OKLAHOMA CITY - Governor Mary Fallin presented her 8th and final state of the state address Monday. It comes at a time when lawmakers have two massive budget holes to fill.  

The legislature will be working to fill a $235-million hole left in this year’s fiscal budget, while at the same time working to fill an expected $648-million hole in next year’s budget. So, the governor, again, called for long term solutions.

“It is my honor to present the second regular session of the 56th legislature, my state of the state address and the final one of my administration,” Governor Fallin said to little applause. 

Not much excitement or optimism going into this year’s legislative session. A group unfurled a “Oklahoma state of despair” banner during the governor’s speech and a heckler shouted “liar” at the end. 

During her annual state of the state speech, Governor Fallin backed a plan by business and civic leaders, calling themselves “Step up OK”, to raise taxes and make changes to the structure of state government.

“It’s designed to put our state on a fiscally stable path, bring about much-needed reform, give our teachers a $5,000 pay raise, and frankly to break the gridlock,” the governor said.

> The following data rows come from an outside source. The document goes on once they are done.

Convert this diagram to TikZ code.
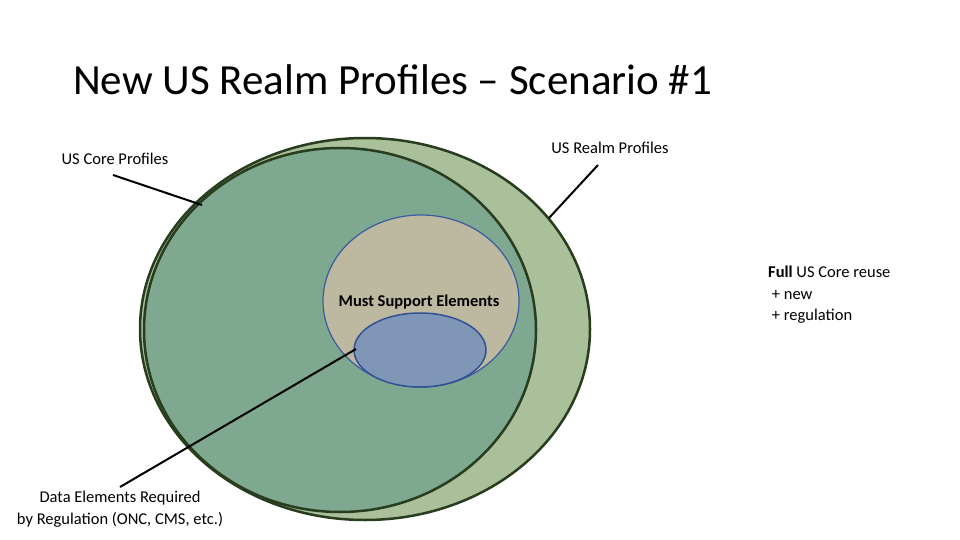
\documentclass[tikz,border=0pt]{standalone}
\usepackage{fontspec}
\setmainfont{Carlito}
\usetikzlibrary{shapes.geometric}
\begin{document}
\begin{tikzpicture}[x=1pt,y=-1pt,
  lbl/.style={font=\fontsize{16.5}{21.5}\selectfont,inner sep=0pt},
  lead/.style={draw=black,line width=2pt}]
\useasboundingbox (0,0) rectangle (960,540);
\fill[white] (0,0) rectangle (960,540);
\node[anchor=west,inner sep=0pt,font=\fontsize{43}{50}\selectfont] (title) at (73,80) {New US Realm Profiles -- Scenario \#1};
\node[draw={rgb,255:red,40;green,60;blue,30},line width=2.5pt,fill={rgb,255:red,169;green,192;blue,154},ellipse,minimum width=450,minimum height=382,inner sep=0pt] (realm) at (365,329) {};
\node[draw={rgb,255:red,40;green,60;blue,30},line width=2.5pt,fill={rgb,255:red,127;green,168;blue,144},ellipse,minimum width=392,minimum height=364,inner sep=0pt] (core) at (340,330) {};
\node[draw={rgb,255:red,60;green,90;blue,160},line width=1.2pt,fill={rgb,255:red,189;green,184;blue,160},ellipse,minimum width=196,minimum height=172,inner sep=0pt] (must) at (421,301) {};
\node[draw={rgb,255:red,50;green,80;blue,150},line width=1.5pt,fill={rgb,255:red,128;green,150;blue,182},ellipse,minimum width=132,minimum height=74,inner sep=0pt] (reg) at (420,350) {};
\node[lbl,font=\fontsize{16.5}{20}\selectfont\bfseries] (mustl) at (419,302) {Must Support Elements};
\node[lbl] (corel) at (115,159) {US Core Profiles};
\node[lbl] (realml) at (610,148) {US Realm Profiles};
\node[lbl,align=center] (datal) at (120,509) {Data Elements Required\\by Regulation (ONC, CMS, etc.)};
\node[lbl,align=left,anchor=west] (full) at (768,295) {\textbf{Full} US Core reuse\\\ + new\\\ + regulation};
\coordinate (c1) at (113,175); \coordinate (c2) at (202,205);
\coordinate (r1) at (598,165); \coordinate (r2) at (549,218);
\coordinate (d1) at (120,487); \coordinate (d2) at (356,349);
\draw[lead] (c1) -- (c2);
\draw[lead] (r1) -- (r2);
\draw[lead] (d1) -- (d2);
\end{tikzpicture}
\end{document}
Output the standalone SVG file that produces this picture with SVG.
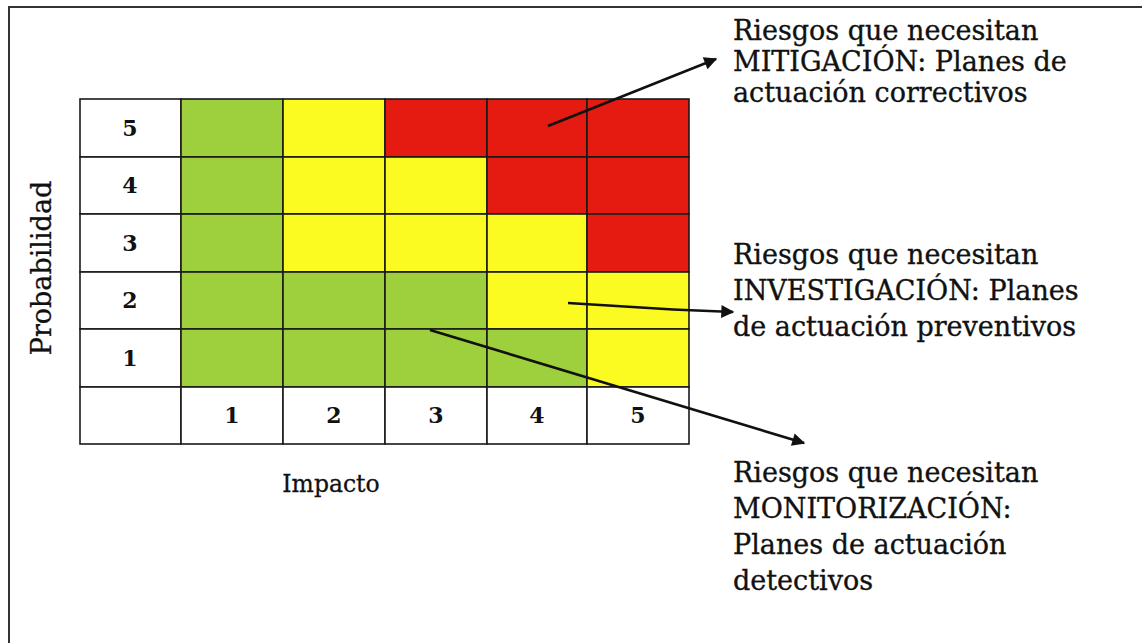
<svg xmlns="http://www.w3.org/2000/svg" width="1142" height="643" viewBox="0 0 1142 643">
<defs>
<style>
.g{fill:#9dd03c}.y{fill:#fbfb22}.r{fill:#e51a10}.w{fill:#ffffff}
.cell{stroke:#1a1a1a;stroke-width:1.6}
.num{font-family:"DejaVu Serif","Liberation Serif",serif;font-size:22px;font-weight:bold;fill:#111;text-anchor:middle;dominant-baseline:central}
.lbl{font-family:"DejaVu Serif","Liberation Serif",serif;fill:#111;stroke:#111;stroke-width:0.3}
.note{font-family:"DejaVu Serif","Liberation Serif",serif;font-size:27px;fill:#111;stroke:#111;stroke-width:0.35}
.arr{fill:none;stroke:#111;stroke-width:2.6;marker-end:url(#ah)}
</style>
<marker id="ah" viewBox="0 0 10 10" refX="9" refY="5" markerWidth="6" markerHeight="5" orient="auto" markerUnits="strokeWidth">
<path d="M0,0 L10,5 L0,10 z" fill="#111"/>
</marker>
</defs>
<rect x="0" y="0" width="1142" height="643" fill="#ffffff"/>
<g id="frame"><rect x="9" y="7" width="1160" height="660" fill="none" stroke="#333" stroke-width="2"/></g>

<g id="matrix">
<rect class="cell w" x="80" y="99" width="101" height="58"/>
<rect class="cell g" x="181" y="99" width="102" height="58"/>
<rect class="cell y" x="283" y="99" width="102" height="58"/>
<rect class="cell r" x="385" y="99" width="102" height="58"/>
<rect class="cell r" x="487" y="99" width="100" height="58"/>
<rect class="cell r" x="587" y="99" width="102" height="58"/>
<rect class="cell w" x="80" y="157" width="101" height="57"/>
<rect class="cell g" x="181" y="157" width="102" height="57"/>
<rect class="cell y" x="283" y="157" width="102" height="57"/>
<rect class="cell y" x="385" y="157" width="102" height="57"/>
<rect class="cell r" x="487" y="157" width="100" height="57"/>
<rect class="cell r" x="587" y="157" width="102" height="57"/>
<rect class="cell w" x="80" y="214" width="101" height="58"/>
<rect class="cell g" x="181" y="214" width="102" height="58"/>
<rect class="cell y" x="283" y="214" width="102" height="58"/>
<rect class="cell y" x="385" y="214" width="102" height="58"/>
<rect class="cell y" x="487" y="214" width="100" height="58"/>
<rect class="cell r" x="587" y="214" width="102" height="58"/>
<rect class="cell w" x="80" y="272" width="101" height="57"/>
<rect class="cell g" x="181" y="272" width="102" height="57"/>
<rect class="cell g" x="283" y="272" width="102" height="57"/>
<rect class="cell g" x="385" y="272" width="102" height="57"/>
<rect class="cell y" x="487" y="272" width="100" height="57"/>
<rect class="cell y" x="587" y="272" width="102" height="57"/>
<rect class="cell w" x="80" y="329" width="101" height="58"/>
<rect class="cell g" x="181" y="329" width="102" height="58"/>
<rect class="cell g" x="283" y="329" width="102" height="58"/>
<rect class="cell g" x="385" y="329" width="102" height="58"/>
<rect class="cell g" x="487" y="329" width="100" height="58"/>
<rect class="cell y" x="587" y="329" width="102" height="58"/>
<rect class="cell w" x="80" y="387" width="101" height="57"/>
<rect class="cell w" x="181" y="387" width="102" height="57"/>
<rect class="cell w" x="283" y="387" width="102" height="57"/>
<rect class="cell w" x="385" y="387" width="102" height="57"/>
<rect class="cell w" x="487" y="387" width="100" height="57"/>
<rect class="cell w" x="587" y="387" width="102" height="57"/>
<text class="num" x="130" y="128">5</text>
<text class="num" x="130" y="185">4</text>
<text class="num" x="130" y="243">3</text>
<text class="num" x="130" y="300">2</text>
<text class="num" x="130" y="358">1</text>
<text class="num" x="232" y="415">1</text>
<text class="num" x="334" y="415">2</text>
<text class="num" x="436" y="415">3</text>
<text class="num" x="537" y="415">4</text>
<text class="num" x="638" y="415">5</text>
</g>

<g id="axis-labels">
<text class="lbl" x="0" y="0" font-size="27" text-anchor="middle" transform="translate(51,268) rotate(-90)">Probabilidad</text>
<text class="lbl" x="331" y="492" font-size="23.5" text-anchor="middle">Impacto</text>
</g>

<g id="note-mitigacion">
<text class="note" x="733" y="40">Riesgos que necesitan</text>
<text class="note" x="733" y="71">MITIGACIÓN: Planes de</text>
<text class="note" x="733" y="102">actuación correctivos</text>
</g>
<g id="note-investigacion">
<text class="note" x="733" y="264">Riesgos que necesitan</text>
<text class="note" x="733" y="300">INVESTIGACIÓN: Planes</text>
<text class="note" x="733" y="336">de actuación preventivos</text>
</g>
<g id="note-monitorizacion">
<text class="note" x="733" y="482">Riesgos que necesitan</text>
<text class="note" x="733" y="518">MONITORIZACIÓN:</text>
<text class="note" x="733" y="554">Planes de actuación</text>
<text class="note" x="733" y="590">detectivos</text>
</g>

<g id="connectors">
<line class="arr" x1="548" y1="126" x2="716" y2="59"/>
<polyline class="arr" points="568,303 673,309.5 733,312"/>
<line class="arr" x1="430" y1="330" x2="804" y2="443"/>
</g>
</svg>
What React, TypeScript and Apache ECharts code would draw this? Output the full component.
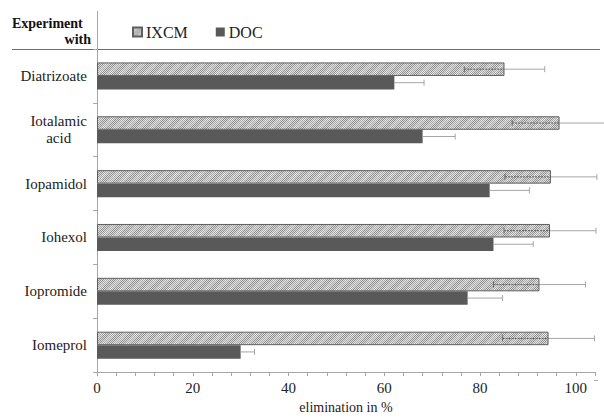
import React, { useEffect, useRef } from 'react';
import * as echarts from 'echarts';

const categories = ['Diatrizoate', 'Iotalamic\nacid', 'Iopamidol', 'Iohexol', 'Iopromide', 'Iomeprol'];
const seriesNames = ['IXCM', 'DOC'];
const ixcmValues = [85.1, 96.6, 94.8, 94.6, 92.4, 94.3];
const ixcmErrors = [8.4, 9.9, 9.6, 9.6, 9.6, 9.6];
const docValues = [62.1, 68.0, 82.0, 82.8, 77.4, 30.0];
const docErrors = [6.2, 6.8, 8.3, 8.3, 7.3, 2.9];
const xTickLabels = [0, 20, 40, 60, 80, 100];
const xAxisTitle = 'elimination in %';
const headerLines = ['Experiment', 'with'];

const FONT = "'Liberation Serif', 'Times New Roman', serif";
const BAR_W = 13.5;

function makePattern(): HTMLCanvasElement {
  const c = document.createElement('canvas');
  c.width = 12;
  c.height = 12;
  const ctx = c.getContext('2d')!;
  for (let x = 0; x < 12; x++) {
    for (let y = 0; y < 12; y++) {
      const dark = (x + y) % 2 === 0;
      const band = (x + y) % 12 < 5;
      let col: string;
      if (dark) col = band ? '#a8a8a8' : '#909090';
      else col = band ? '#e4e4e4' : '#dcdcdc';
      ctx.fillStyle = col;
      ctx.fillRect(x, y, 1, 1);
    }
  }
  return c;
}

export default function App() {
  const ref = useRef<HTMLDivElement>(null);
  useEffect(() => {
    document.body.style.margin = '0';
    const chart = echarts.init(ref.current!, null, { renderer: 'svg' });
    const pattern = { image: makePattern(), repeat: 'repeat' };

    const errRender = (offsetSign: number, inner: boolean) => (params: any, api: any) => {
      const v = api.value(0);
      const c = api.value(1);
      const e = api.value(2);
      const p = api.coord([v, c]);
      const y = p[1] + offsetSign * BAR_W / 2;
      const pl = api.coord([v - e, c]);
      const pr = api.coord([v + e, c]);
      const children: any[] = [
        { type: 'line', shape: { x1: p[0], y1: y, x2: pr[0], y2: y }, style: { stroke: '#a6a6a6', lineWidth: 1 } },
        { type: 'line', shape: { x1: pr[0], y1: y - 3, x2: pr[0], y2: y + 3 }, style: { stroke: '#a6a6a6', lineWidth: 1 } },
      ];
      if (inner) {
        children.push(
          { type: 'line', shape: { x1: pl[0], y1: y, x2: p[0], y2: y }, style: { stroke: '#5a5a5a', lineWidth: 1, lineDash: [2, 1] } },
          { type: 'line', shape: { x1: pl[0], y1: y - 3, x2: pl[0], y2: y + 3 }, style: { stroke: '#6a6a6a', lineWidth: 1 } },
        );
      }
      return { type: 'group', children };
    };

    chart.setOption({
      animation: false,
      textStyle: { fontFamily: FONT },
      grid: { left: 97, right: 9, top: 49, bottom: 39 },
      legend: {
        data: seriesNames,
        left: 127,
        top: 19,
        icon: 'rect',
        itemWidth: 9,
        itemHeight: 9,
        itemGap: 28,
        textStyle: { fontFamily: FONT, fontSize: 16, color: '#222', padding: [0, 0, 0, -1] },
      },
      xAxis: {
        type: 'value',
        min: 0,
        max: 104,
        interval: 4,
        axisLine: { show: true, lineStyle: { color: '#a6a6a6', width: 1 } },
        axisTick: { show: true, length: 4, lineStyle: { color: '#a6a6a6' } },
        splitLine: { show: false },
        axisLabel: {
          fontFamily: FONT,
          fontSize: 15,
          color: '#222',
          margin: 8,
          formatter: (v: number) => (xTickLabels.indexOf(v) >= 0 ? String(v) : ''),
        },
        name: xAxisTitle,
        nameLocation: 'middle',
        nameGap: 21,
        nameTextStyle: { fontFamily: FONT, fontSize: 14, color: '#222' },
      },
      yAxis: {
        type: 'category',
        data: categories,
        inverse: true,
        axisLine: { show: true, lineStyle: { color: '#a6a6a6', width: 1 } },
        axisTick: { show: true, length: 4, lineStyle: { color: '#a6a6a6' } },
        axisLabel: {
          fontFamily: FONT,
          fontSize: 15,
          color: '#222',
          margin: 10,
          lineHeight: 17,
          formatter: (v: string) => v.split('\n').map((s) => '{c|' + s + '}').join('\n'),
          rich: { c: { align: 'center', fontFamily: FONT, fontSize: 15, color: '#222', lineHeight: 17 } },
        },
      },
      series: [
        {
          name: 'IXCM',
          type: 'bar',
          data: ixcmValues,
          barWidth: BAR_W,
          barGap: '0%',
          itemStyle: { color: pattern, borderColor: '#5f5f5f', borderWidth: 1 },
          z: 2,
        },
        {
          name: 'DOC',
          type: 'bar',
          data: docValues,
          barWidth: BAR_W,
          barGap: '0%',
          itemStyle: { color: '#595959' },
          z: 2,
        },
        {
          type: 'custom',
          clip: false,
          z: 3,
          renderItem: errRender(-1, true),
          encode: { x: 0, y: 1 },
          data: ixcmValues.map((v, i) => [v, i, ixcmErrors[i]]),
        },
        {
          type: 'custom',
          clip: false,
          z: 3,
          renderItem: errRender(1, false),
          encode: { x: 0, y: 1 },
          data: docValues.map((v, i) => [v, i, docErrors[i]]),
        },
      ],
      graphic: [
        { type: 'line', shape: { x1: 12, y1: 49.5, x2: 600, y2: 49.5 }, style: { stroke: '#6e6e6e', lineWidth: 1 } },
        { type: 'line', shape: { x1: 97.5, y1: 11, x2: 97.5, y2: 49 }, style: { stroke: '#a6a6a6', lineWidth: 1 } },
        { type: 'line', shape: { x1: 594, y1: 380.5, x2: 598, y2: 380.5 }, style: { stroke: '#a6a6a6', lineWidth: 1 } },
        {
          type: 'text',
          left: 12,
          top: 16,
          style: { text: headerLines[0], fontFamily: FONT, fontWeight: 'bold', fontSize: 14, fill: '#111' },
        },
        {
          type: 'text',
          right: 604 - 91,
          top: 32,
          style: { text: headerLines[1], fontFamily: FONT, fontWeight: 'bold', fontSize: 14, fill: '#111' },
        },
      ],
    });
    return () => chart.dispose();
  }, []);
  return <div ref={ref} style={{ width: 604, height: 419 }} />;
}
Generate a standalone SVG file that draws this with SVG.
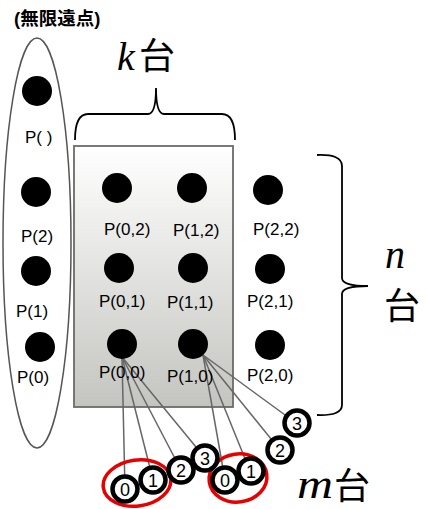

Many of the ideas presented in the plan have been pitched before. They’re being met with mixed reviews.

“The ‘Step Up’ plan is a good starting spot. Frankly, we voted in favor of some of the measures.  And many of the measures we haven’t,” said Senator John Sparks (D) House Minority Leader.

Senator Mike Schulz (R) President Pro Tempore said, “I think it is a good revenue package that does put us on a much better path looking forward as a state.”

Representative Cory Wiliams (D) Stillwater said, “This ‘Step Up Oklahoma’ plan that you see before you is nothing more than a ploy by the oil and gas industry to avoid a ballot issue in November where Oklahomans overwhelmingly will adopt a restoration of the gross production tax to a seven percent which is a reasonable tax rate.”

The industry agreed to a rate hike from two to four percent. The governor says the key here is compromise.

“There are no perfect solutions or plans. We know there is no perfect legislation. But, we also know that compromise is at the very core of the budget on which you will vote” Fallin said, “Now it is time for us to step up, be courageous, do our jobs, and pass this plan!”

The governor also addressed the need for meaningful criminal justice reform.

Legislators could begin unveiling “Step Up Oklahoma” bills this week.